**EXERCISE TASK:**
Wherever a line holds the string "this", copy that line.

**LISTED RECORDS:**
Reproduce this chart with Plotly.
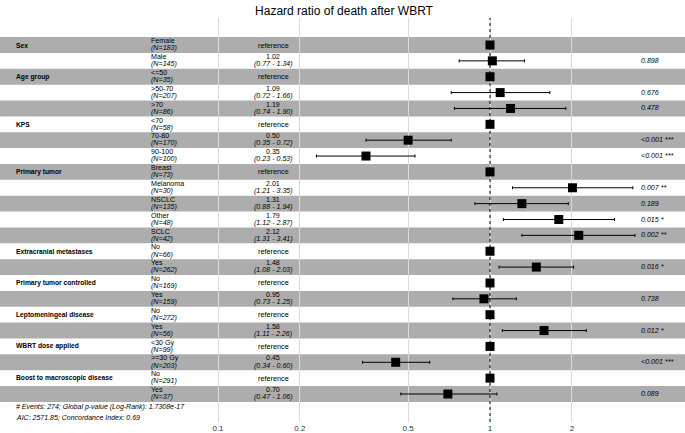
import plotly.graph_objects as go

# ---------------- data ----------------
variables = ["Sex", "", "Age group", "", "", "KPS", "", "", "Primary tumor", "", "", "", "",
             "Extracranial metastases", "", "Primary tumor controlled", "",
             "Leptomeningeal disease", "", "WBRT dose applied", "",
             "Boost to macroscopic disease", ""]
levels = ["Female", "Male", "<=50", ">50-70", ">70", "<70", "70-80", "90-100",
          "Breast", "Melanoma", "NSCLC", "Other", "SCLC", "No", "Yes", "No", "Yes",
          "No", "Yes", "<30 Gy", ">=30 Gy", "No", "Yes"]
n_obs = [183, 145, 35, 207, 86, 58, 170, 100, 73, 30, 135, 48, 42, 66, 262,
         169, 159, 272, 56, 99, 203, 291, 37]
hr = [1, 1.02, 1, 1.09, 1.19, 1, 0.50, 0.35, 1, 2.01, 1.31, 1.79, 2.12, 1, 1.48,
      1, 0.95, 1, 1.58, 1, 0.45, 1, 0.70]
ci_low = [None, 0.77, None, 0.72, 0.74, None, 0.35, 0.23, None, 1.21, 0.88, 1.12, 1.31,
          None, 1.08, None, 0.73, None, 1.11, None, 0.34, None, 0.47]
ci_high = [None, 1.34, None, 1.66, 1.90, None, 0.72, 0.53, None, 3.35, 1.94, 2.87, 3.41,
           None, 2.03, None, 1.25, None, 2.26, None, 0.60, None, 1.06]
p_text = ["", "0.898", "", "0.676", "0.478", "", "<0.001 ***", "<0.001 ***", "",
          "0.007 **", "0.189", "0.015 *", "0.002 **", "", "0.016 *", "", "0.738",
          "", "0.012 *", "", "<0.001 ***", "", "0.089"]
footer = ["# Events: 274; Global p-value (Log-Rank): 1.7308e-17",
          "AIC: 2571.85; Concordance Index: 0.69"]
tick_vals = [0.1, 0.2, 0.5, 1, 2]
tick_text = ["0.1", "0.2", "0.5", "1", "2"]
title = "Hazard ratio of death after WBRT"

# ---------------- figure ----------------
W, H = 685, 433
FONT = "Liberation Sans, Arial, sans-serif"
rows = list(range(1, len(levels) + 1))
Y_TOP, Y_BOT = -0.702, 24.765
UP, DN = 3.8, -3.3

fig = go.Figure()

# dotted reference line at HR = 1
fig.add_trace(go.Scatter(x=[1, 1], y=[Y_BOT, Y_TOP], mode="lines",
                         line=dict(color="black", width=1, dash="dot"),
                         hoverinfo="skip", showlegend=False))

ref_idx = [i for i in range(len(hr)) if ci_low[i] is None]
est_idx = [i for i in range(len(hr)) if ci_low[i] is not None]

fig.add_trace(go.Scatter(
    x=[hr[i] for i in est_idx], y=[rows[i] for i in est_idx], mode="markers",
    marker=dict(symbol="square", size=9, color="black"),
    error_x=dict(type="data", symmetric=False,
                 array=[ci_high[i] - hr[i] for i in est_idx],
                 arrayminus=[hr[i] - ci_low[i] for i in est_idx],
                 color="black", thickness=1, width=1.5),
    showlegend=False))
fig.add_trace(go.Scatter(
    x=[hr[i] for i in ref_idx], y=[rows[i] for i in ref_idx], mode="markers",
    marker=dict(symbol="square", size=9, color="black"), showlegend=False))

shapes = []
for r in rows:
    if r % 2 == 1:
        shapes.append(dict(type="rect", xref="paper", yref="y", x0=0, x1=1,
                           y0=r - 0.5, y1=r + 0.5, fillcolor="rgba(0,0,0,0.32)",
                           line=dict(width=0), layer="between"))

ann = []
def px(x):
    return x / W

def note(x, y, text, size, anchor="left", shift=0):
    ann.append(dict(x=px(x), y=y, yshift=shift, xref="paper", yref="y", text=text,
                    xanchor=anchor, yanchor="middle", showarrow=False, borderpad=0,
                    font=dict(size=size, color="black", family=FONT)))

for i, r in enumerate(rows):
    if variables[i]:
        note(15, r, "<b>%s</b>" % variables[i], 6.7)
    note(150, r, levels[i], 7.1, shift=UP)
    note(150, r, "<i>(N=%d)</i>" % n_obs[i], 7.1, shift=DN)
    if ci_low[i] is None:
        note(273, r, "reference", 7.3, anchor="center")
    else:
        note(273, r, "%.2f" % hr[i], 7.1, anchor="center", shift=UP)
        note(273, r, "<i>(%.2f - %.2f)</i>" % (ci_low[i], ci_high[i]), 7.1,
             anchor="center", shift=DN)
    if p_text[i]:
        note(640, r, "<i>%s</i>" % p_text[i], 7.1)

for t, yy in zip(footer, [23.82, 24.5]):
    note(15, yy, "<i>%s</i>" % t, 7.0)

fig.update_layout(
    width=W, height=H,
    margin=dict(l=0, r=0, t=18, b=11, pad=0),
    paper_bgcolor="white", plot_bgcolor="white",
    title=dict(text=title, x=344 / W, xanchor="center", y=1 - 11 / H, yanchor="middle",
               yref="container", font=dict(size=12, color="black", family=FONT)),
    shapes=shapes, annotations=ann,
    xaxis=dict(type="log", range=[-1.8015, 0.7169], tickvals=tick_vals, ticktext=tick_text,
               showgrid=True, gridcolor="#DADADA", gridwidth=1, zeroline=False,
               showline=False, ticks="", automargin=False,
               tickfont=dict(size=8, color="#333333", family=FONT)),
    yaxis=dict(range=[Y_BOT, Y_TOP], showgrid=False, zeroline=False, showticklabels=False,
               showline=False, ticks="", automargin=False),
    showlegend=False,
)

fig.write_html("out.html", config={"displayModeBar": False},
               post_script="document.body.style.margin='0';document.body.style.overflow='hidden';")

--

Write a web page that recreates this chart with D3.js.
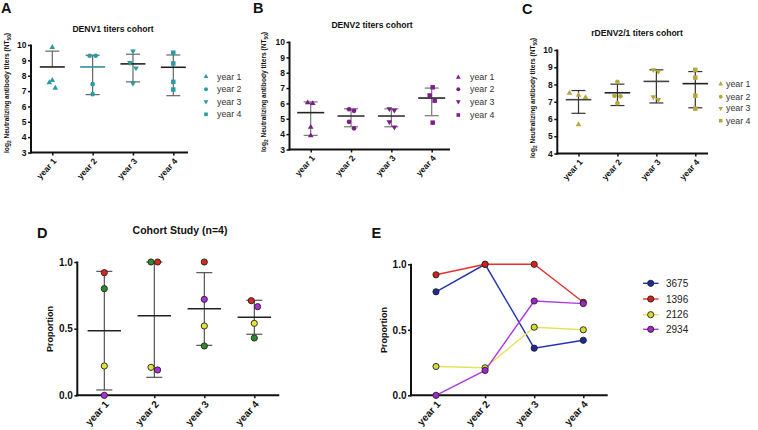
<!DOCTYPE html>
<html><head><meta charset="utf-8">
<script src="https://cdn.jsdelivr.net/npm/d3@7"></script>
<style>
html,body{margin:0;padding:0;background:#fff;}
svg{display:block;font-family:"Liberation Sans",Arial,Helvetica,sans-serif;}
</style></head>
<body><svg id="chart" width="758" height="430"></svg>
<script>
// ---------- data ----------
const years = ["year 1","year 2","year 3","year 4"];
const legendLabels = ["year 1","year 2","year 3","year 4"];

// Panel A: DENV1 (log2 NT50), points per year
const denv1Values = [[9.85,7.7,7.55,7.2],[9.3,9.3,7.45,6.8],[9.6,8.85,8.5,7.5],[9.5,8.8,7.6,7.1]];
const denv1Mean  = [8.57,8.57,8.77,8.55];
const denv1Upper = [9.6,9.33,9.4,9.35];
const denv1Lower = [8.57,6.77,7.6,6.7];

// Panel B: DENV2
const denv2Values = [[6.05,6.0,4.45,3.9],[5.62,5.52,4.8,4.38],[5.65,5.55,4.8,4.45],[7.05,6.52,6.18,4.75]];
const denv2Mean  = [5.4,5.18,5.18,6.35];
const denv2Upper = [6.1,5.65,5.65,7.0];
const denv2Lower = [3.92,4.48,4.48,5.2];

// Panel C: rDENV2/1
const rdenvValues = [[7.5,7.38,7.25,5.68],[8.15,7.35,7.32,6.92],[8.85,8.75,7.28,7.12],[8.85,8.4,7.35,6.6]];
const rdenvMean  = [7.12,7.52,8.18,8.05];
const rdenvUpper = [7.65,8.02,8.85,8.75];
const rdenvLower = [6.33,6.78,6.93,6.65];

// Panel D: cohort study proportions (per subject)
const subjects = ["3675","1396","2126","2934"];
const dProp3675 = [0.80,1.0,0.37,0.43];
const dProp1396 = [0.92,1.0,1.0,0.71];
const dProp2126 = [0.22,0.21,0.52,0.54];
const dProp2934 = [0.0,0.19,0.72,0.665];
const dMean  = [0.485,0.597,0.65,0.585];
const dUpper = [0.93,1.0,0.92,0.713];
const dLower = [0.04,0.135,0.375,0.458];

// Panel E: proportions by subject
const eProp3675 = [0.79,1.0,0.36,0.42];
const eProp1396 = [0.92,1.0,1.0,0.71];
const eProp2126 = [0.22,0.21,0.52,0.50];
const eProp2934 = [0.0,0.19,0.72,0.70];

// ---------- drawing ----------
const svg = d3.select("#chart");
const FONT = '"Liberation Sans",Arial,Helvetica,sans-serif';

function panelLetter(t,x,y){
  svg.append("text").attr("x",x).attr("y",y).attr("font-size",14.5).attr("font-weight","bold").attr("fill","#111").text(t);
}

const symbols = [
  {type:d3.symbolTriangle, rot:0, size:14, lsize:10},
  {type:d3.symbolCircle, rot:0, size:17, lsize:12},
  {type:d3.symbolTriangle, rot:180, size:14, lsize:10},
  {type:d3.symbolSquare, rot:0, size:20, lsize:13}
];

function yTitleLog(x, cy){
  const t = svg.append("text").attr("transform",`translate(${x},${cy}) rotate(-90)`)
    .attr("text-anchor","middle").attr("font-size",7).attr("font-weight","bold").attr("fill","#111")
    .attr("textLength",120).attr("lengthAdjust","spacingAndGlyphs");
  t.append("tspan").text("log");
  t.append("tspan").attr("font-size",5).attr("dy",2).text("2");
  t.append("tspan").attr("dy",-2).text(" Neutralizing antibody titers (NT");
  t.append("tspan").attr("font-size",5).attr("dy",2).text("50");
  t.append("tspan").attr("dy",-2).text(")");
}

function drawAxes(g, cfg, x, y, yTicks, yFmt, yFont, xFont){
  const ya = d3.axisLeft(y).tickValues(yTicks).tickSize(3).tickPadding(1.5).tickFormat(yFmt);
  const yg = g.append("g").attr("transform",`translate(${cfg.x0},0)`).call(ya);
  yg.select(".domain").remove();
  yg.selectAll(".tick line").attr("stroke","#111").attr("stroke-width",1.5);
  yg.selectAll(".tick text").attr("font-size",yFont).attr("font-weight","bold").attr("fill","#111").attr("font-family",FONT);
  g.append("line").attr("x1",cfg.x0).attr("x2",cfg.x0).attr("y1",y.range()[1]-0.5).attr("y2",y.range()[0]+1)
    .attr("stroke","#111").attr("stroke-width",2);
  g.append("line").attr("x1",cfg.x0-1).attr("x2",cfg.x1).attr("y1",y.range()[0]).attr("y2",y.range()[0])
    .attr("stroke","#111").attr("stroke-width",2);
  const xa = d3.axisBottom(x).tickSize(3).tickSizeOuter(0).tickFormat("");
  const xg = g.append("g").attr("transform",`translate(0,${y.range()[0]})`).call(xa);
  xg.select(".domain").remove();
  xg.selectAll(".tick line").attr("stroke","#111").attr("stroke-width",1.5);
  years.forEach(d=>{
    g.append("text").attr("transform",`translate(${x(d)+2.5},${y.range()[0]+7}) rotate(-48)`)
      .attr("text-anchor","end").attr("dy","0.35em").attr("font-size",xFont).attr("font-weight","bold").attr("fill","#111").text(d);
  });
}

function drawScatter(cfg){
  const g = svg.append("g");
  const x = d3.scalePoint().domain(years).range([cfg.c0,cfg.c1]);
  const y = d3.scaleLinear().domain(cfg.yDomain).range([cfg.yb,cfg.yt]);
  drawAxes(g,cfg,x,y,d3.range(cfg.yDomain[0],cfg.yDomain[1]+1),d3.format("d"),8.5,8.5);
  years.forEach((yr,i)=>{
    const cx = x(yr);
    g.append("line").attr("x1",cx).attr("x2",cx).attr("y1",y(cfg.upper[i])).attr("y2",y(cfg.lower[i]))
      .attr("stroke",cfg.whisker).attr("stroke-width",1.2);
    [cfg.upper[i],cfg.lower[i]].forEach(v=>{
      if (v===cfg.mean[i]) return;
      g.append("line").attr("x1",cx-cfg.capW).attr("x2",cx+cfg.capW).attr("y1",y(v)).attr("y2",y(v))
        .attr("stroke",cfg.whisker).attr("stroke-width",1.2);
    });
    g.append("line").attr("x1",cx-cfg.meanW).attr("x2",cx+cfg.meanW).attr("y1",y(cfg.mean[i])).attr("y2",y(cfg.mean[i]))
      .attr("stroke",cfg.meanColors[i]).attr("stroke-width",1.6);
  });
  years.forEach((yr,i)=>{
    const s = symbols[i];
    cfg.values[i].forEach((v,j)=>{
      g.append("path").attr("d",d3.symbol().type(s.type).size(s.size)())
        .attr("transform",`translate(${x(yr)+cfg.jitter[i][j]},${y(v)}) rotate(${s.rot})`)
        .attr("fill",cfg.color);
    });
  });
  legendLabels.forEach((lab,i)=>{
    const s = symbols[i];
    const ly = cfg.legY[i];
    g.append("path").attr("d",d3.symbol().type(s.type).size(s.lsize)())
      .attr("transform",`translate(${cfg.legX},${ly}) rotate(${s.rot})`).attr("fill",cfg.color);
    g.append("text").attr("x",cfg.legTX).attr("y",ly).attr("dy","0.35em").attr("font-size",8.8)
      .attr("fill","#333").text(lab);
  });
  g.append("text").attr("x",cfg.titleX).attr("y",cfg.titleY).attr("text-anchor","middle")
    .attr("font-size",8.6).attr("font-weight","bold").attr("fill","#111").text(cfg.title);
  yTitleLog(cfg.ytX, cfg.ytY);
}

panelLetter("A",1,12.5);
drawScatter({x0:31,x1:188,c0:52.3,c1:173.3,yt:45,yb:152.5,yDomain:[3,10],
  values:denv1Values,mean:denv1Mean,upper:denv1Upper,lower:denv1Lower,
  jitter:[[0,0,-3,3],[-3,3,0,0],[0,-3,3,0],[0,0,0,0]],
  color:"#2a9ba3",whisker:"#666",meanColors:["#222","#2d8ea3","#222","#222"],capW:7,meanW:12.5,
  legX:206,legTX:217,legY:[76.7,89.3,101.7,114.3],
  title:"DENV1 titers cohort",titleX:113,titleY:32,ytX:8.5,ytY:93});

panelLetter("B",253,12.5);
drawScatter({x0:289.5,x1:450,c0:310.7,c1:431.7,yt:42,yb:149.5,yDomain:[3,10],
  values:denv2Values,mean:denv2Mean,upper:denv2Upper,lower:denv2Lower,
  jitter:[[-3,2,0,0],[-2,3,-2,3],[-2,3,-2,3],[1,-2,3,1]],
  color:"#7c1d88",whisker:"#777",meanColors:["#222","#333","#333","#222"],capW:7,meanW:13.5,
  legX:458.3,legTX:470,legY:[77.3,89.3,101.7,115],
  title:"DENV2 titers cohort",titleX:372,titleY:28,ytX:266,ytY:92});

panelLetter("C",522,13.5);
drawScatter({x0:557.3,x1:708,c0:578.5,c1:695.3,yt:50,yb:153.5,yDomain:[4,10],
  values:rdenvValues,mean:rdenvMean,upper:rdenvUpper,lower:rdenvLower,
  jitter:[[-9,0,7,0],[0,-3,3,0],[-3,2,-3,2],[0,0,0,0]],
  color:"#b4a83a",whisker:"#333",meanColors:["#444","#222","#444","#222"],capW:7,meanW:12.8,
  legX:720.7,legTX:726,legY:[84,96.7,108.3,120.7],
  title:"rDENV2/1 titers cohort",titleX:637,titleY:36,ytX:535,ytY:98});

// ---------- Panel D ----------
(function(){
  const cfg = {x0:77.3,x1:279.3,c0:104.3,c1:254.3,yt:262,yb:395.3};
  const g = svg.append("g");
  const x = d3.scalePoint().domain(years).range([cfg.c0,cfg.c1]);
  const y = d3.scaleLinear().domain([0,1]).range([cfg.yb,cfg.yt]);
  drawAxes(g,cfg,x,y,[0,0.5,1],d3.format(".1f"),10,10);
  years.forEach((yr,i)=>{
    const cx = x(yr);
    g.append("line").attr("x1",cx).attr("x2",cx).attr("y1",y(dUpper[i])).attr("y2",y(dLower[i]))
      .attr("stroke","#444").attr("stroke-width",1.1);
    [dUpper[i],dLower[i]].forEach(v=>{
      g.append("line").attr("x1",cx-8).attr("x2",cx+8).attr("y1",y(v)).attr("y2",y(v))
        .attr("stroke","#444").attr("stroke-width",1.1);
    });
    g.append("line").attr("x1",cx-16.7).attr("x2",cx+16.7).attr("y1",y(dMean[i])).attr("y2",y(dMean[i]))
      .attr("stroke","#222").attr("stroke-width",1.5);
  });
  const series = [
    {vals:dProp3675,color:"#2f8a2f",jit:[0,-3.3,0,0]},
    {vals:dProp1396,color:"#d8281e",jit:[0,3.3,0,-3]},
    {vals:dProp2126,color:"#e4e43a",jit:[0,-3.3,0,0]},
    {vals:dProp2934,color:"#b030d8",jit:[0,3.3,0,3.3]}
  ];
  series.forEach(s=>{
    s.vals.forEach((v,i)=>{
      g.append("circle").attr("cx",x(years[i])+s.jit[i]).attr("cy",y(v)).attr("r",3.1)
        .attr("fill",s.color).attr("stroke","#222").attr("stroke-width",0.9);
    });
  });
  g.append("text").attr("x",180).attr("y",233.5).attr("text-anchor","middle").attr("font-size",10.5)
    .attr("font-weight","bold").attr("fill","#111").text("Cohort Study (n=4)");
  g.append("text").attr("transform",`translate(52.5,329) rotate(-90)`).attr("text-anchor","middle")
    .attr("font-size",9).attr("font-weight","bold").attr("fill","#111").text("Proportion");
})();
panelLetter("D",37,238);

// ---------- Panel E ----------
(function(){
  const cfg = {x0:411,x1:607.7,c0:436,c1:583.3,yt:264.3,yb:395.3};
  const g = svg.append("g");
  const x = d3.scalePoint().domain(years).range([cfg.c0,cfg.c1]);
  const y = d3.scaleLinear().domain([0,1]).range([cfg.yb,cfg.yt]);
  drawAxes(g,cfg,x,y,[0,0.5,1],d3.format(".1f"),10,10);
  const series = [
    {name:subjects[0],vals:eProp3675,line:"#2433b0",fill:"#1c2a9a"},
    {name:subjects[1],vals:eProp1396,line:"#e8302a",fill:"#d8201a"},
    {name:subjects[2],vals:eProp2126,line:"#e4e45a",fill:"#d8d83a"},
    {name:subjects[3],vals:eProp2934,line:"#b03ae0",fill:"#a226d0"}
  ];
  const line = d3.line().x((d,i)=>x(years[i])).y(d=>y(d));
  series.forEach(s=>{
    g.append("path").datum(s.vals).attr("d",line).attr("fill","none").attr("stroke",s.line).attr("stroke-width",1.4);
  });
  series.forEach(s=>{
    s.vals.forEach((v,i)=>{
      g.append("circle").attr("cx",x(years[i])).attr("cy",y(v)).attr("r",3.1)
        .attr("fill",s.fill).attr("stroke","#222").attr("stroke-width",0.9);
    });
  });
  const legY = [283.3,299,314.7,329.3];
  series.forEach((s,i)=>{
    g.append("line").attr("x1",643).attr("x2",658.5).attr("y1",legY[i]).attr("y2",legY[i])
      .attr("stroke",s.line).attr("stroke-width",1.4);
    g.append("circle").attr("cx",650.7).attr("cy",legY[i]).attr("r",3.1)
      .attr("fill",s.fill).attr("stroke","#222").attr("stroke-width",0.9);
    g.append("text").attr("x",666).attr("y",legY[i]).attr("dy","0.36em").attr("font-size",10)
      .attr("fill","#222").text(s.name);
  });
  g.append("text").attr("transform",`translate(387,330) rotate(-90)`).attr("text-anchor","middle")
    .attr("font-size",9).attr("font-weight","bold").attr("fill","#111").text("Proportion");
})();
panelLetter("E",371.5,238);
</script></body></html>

---

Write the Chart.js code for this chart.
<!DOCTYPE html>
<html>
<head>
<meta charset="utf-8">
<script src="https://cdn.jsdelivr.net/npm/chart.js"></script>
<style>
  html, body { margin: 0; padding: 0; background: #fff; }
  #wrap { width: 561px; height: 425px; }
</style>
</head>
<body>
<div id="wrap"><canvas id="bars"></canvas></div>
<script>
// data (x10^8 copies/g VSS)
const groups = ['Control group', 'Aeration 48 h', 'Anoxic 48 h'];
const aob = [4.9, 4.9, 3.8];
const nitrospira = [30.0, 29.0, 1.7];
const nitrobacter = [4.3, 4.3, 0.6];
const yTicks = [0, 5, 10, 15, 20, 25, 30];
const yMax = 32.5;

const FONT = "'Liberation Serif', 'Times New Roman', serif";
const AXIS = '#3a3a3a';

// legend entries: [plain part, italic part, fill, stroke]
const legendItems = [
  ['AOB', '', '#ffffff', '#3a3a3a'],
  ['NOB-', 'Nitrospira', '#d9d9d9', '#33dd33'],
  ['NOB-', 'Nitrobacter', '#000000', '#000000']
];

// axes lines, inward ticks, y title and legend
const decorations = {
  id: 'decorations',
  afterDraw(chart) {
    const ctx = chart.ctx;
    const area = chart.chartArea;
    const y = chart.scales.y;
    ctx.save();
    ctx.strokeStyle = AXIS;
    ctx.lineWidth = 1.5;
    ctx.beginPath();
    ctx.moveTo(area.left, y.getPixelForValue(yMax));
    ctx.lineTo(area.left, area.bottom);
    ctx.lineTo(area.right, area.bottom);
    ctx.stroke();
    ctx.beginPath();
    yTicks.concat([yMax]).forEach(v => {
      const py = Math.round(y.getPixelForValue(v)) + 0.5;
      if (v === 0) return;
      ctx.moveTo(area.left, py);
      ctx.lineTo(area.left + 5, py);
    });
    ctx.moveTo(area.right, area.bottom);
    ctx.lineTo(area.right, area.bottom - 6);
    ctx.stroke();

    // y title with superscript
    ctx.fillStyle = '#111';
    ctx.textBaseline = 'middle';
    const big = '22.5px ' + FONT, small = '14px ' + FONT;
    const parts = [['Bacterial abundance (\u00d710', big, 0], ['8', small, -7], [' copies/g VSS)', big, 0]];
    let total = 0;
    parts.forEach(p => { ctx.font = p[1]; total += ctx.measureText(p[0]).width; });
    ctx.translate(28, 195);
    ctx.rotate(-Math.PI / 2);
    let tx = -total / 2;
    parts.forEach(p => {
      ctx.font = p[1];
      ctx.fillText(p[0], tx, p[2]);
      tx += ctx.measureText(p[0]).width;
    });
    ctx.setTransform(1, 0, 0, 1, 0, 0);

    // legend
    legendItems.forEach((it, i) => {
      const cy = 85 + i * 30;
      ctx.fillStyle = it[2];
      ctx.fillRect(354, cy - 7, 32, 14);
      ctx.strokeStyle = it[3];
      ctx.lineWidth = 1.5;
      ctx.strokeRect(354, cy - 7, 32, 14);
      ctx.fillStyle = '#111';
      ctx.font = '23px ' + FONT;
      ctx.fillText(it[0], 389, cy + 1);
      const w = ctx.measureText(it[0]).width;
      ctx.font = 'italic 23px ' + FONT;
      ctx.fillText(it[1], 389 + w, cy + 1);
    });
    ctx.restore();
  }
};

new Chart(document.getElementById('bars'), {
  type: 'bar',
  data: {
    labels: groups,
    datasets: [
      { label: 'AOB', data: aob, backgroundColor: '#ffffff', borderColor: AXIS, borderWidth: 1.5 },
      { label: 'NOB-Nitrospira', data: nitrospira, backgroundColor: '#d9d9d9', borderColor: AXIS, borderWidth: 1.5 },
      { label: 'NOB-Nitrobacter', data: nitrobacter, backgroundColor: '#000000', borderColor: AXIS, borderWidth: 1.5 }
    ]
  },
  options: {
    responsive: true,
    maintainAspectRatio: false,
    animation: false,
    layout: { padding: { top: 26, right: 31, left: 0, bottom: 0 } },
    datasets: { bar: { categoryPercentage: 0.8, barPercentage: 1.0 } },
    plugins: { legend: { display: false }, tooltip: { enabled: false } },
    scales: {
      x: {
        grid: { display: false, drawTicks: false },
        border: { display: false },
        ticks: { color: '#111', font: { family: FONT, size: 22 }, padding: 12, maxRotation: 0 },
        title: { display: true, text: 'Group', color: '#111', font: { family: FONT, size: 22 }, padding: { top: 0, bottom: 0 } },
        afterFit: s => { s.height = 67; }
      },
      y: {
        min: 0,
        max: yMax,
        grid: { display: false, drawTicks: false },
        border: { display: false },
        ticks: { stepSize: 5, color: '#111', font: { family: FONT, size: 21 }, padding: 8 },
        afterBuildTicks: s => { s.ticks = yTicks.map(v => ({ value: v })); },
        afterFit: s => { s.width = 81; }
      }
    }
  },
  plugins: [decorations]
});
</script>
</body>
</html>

**FINISHED TASK:**
Reproduce this chart with Plotly.
Write a web page that recreates this chart with D3.js.
Write the Chart.js code for this chart.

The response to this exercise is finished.